Given task. Repeat the whole listing below, word for word.

Dataset extract.
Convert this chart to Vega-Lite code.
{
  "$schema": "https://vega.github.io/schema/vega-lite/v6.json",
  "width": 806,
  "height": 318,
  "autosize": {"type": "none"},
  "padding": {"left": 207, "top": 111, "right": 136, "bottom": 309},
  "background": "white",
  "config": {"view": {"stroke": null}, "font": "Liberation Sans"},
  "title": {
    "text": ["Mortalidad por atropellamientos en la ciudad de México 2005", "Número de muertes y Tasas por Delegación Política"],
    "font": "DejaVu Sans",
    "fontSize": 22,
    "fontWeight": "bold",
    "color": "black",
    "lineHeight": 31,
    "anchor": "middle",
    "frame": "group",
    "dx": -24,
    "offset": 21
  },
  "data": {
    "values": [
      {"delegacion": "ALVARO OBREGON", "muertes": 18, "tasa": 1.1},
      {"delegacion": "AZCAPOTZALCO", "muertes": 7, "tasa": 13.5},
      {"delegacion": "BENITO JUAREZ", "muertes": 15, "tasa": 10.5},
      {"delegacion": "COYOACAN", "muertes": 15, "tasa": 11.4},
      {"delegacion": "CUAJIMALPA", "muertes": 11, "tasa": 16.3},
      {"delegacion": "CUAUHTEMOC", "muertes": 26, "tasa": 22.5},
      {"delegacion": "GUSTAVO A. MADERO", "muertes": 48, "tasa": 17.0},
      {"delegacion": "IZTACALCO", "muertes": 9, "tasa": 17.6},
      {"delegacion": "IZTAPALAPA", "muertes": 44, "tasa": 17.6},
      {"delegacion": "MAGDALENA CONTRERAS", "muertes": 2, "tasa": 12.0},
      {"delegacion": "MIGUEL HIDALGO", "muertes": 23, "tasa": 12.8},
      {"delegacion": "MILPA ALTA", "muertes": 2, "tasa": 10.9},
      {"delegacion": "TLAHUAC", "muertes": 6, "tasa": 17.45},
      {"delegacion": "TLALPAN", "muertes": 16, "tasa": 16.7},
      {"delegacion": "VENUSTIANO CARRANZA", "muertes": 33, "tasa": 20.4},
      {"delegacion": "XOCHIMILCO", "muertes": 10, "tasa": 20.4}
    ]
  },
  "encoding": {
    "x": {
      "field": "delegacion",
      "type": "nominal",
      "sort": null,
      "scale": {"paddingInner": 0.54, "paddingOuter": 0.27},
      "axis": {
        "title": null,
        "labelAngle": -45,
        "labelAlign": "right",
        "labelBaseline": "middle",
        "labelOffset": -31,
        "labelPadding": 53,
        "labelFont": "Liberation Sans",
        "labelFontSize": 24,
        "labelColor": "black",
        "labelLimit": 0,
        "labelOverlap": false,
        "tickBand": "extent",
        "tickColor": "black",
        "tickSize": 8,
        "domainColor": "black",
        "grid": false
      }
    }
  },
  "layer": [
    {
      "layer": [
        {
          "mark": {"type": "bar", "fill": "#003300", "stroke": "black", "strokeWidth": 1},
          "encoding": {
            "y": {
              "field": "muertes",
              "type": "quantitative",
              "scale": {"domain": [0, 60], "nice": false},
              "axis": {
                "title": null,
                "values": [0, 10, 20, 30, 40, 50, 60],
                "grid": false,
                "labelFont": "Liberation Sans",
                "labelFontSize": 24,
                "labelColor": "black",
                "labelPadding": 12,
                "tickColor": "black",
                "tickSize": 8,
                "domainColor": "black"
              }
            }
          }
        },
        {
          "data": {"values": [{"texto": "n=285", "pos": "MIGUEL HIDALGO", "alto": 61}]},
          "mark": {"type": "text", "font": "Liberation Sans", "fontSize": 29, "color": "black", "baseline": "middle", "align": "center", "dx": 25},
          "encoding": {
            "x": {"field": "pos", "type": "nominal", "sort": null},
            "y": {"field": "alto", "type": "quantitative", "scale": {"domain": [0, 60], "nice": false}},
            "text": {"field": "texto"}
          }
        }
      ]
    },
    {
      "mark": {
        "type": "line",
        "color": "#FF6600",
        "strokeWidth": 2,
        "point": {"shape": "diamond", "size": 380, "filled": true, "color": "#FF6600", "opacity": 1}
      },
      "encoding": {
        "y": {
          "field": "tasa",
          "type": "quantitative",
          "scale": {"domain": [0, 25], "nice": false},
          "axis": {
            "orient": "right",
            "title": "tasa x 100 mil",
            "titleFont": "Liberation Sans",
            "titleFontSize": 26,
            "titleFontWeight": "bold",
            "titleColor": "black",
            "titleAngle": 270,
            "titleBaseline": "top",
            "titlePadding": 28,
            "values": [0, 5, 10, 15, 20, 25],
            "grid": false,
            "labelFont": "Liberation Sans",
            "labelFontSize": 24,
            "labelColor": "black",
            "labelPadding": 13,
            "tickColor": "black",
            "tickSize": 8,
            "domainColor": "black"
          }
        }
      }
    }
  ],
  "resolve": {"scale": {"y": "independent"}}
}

Complete output.
Convert this chart to Vega-Lite code.
{
  "$schema": "https://vega.github.io/schema/vega-lite/v6.json",
  "width": 806,
  "height": 318,
  "autosize": {"type": "none"},
  "padding": {"left": 207, "top": 111, "right": 136, "bottom": 309},
  "background": "white",
  "config": {"view": {"stroke": null}, "font": "Liberation Sans"},
  "title": {
    "text": ["Mortalidad por atropellamientos en la ciudad de México 2005", "Número de muertes y Tasas por Delegación Política"],
    "font": "DejaVu Sans",
    "fontSize": 22,
    "fontWeight": "bold",
    "color": "black",
    "lineHeight": 31,
    "anchor": "middle",
    "frame": "group",
    "dx": -24,
    "offset": 21
  },
  "data": {
    "values": [
      {"delegacion": "ALVARO OBREGON", "muertes": 18, "tasa": 1.1},
      {"delegacion": "AZCAPOTZALCO", "muertes": 7, "tasa": 13.5},
      {"delegacion": "BENITO JUAREZ", "muertes": 15, "tasa": 10.5},
      {"delegacion": "COYOACAN", "muertes": 15, "tasa": 11.4},
      {"delegacion": "CUAJIMALPA", "muertes": 11, "tasa": 16.3},
      {"delegacion": "CUAUHTEMOC", "muertes": 26, "tasa": 22.5},
      {"delegacion": "GUSTAVO A. MADERO", "muertes": 48, "tasa": 17.0},
      {"delegacion": "IZTACALCO", "muertes": 9, "tasa": 17.6},
      {"delegacion": "IZTAPALAPA", "muertes": 44, "tasa": 17.6},
      {"delegacion": "MAGDALENA CONTRERAS", "muertes": 2, "tasa": 12.0},
      {"delegacion": "MIGUEL HIDALGO", "muertes": 23, "tasa": 12.8},
      {"delegacion": "MILPA ALTA", "muertes": 2, "tasa": 10.9},
      {"delegacion": "TLAHUAC", "muertes": 6, "tasa": 17.45},
      {"delegacion": "TLALPAN", "muertes": 16, "tasa": 16.7},
      {"delegacion": "VENUSTIANO CARRANZA", "muertes": 33, "tasa": 20.4},
      {"delegacion": "XOCHIMILCO", "muertes": 10, "tasa": 20.4}
    ]
  },
  "encoding": {
    "x": {
      "field": "delegacion",
      "type": "nominal",
      "sort": null,
      "scale": {"paddingInner": 0.54, "paddingOuter": 0.27},
      "axis": {
        "title": null,
        "labelAngle": -45,
        "labelAlign": "right",
        "labelBaseline": "middle",
        "labelOffset": -31,
        "labelPadding": 53,
        "labelFont": "Liberation Sans",
        "labelFontSize": 24,
        "labelColor": "black",
        "labelLimit": 0,
        "labelOverlap": false,
        "tickBand": "extent",
        "tickColor": "black",
        "tickSize": 8,
        "domainColor": "black",
        "grid": false
      }
    }
  },
  "layer": [
    {
      "layer": [
        {
          "mark": {"type": "bar", "fill": "#003300", "stroke": "black", "strokeWidth": 1},
          "encoding": {
            "y": {
              "field": "muertes",
              "type": "quantitative",
              "scale": {"domain": [0, 60], "nice": false},
              "axis": {
                "title": null,
                "values": [0, 10, 20, 30, 40, 50, 60],
                "grid": false,
                "labelFont": "Liberation Sans",
                "labelFontSize": 24,
                "labelColor": "black",
                "labelPadding": 12,
                "tickColor": "black",
                "tickSize": 8,
                "domainColor": "black"
              }
            }
          }
        },
        {
          "data": {"values": [{"texto": "n=285", "pos": "MIGUEL HIDALGO", "alto": 61}]},
          "mark": {"type": "text", "font": "Liberation Sans", "fontSize": 29, "color": "black", "baseline": "middle", "align": "center", "dx": 25},
          "encoding": {
            "x": {"field": "pos", "type": "nominal", "sort": null},
            "y": {"field": "alto", "type": "quantitative", "scale": {"domain": [0, 60], "nice": false}},
            "text": {"field": "texto"}
          }
        }
      ]
    },
    {
      "mark": {
        "type": "line",
        "color": "#FF6600",
        "strokeWidth": 2,
        "point": {"shape": "diamond", "size": 380, "filled": true, "color": "#FF6600", "opacity": 1}
      },
      "encoding": {
        "y": {
          "field": "tasa",
          "type": "quantitative",
          "scale": {"domain": [0, 25], "nice": false},
          "axis": {
            "orient": "right",
            "title": "tasa x 100 mil",
            "titleFont": "Liberation Sans",
            "titleFontSize": 26,
            "titleFontWeight": "bold",
            "titleColor": "black",
            "titleAngle": 270,
            "titleBaseline": "top",
            "titlePadding": 28,
            "values": [0, 5, 10, 15, 20, 25],
            "grid": false,
            "labelFont": "Liberation Sans",
            "labelFontSize": 24,
            "labelColor": "black",
            "labelPadding": 13,
            "tickColor": "black",
            "tickSize": 8,
            "domainColor": "black"
          }
        }
      }
    }
  ],
  "resolve": {"scale": {"y": "independent"}}
}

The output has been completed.